Con la extinción de Monarcas Morelia para dar vida a Mazatlán, los futboleros michoacanos recurrieron al corazón para mantener vivo lo único que les quedaba: el recuerdo de lo que alguna vez fue su equipo.
Muchos se abrazaron del primer y único título de liga en su haber (que celebraron en el Invierno 2000), otros se cobijaron en la memoria del nombre que más alegría e identidad les generó, Atlético Morelia.
Saber que ya no eran aficionados de primera división fue un duro golpe. Se habían quedado huérfanos de festejar victorias y llorar derrotas, sobre todo de ídolos, un parámetro que dejó alto, muy alto, Marco Antonio Figueroa, a quien por unanimidad de sentimientos invocaron el día que se anunció la mudanza a tierras mazatlecas.
Incluso aquellos futboleros que no lo vieron jugar, pero han construido su imagen de leyenda a partir de lo que cuentan padres, abuelos y población en general, enaltecen al Fantasma como un personaje que solamente brindó felicidad a Morelia, como si hubiera nacido para ese propósito.

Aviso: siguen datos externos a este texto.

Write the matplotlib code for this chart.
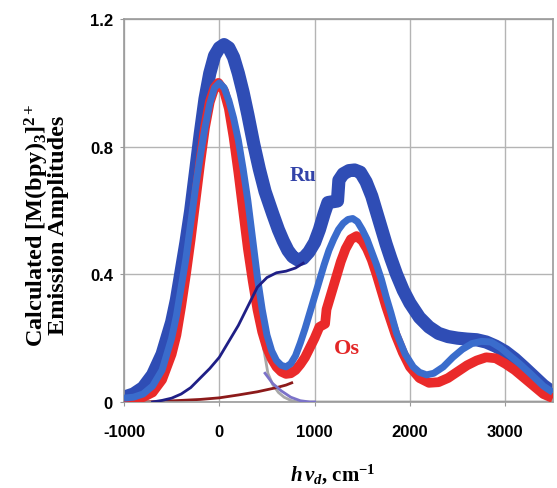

Figueroa se convirtió en ídolo por el camino más difícil, que es no cumplir con los estándares de éxito que marca el futbol, tales como ganar campeonatos o ser la estrella de un equipo denominado “grande”. Sin embargo, lo consiguió con valores del futbol que comienzan en un vestuario y trascienden a la tribuna: sudar la camiseta y el sentido de pertenencia.
Durante la Copa de Campeones de la Concacaf de 1988, el vínculo afectivo entre Fantasma, Atlético Morelia y afición alcanzó su momento cumbre de comunión con la victoria de 9-0 frente a Coke Milpross, de Belice; Figueroa hizo cinco goles en el juego que le dio por primera ocasión proyección internacional al club michoacano.
Goles son amores, y esos goles del ‘88 latieron con fuerza en miles de aficionados al enterarse de que Morelia ya no era plaza de Liga MX. Así inició un nuevo capítulo del amor por Figueroa a través del arte de extrañar y recordar, privilegio que tiene todo futbolero siempre y cuando no pierda la memoria o deje de sentir.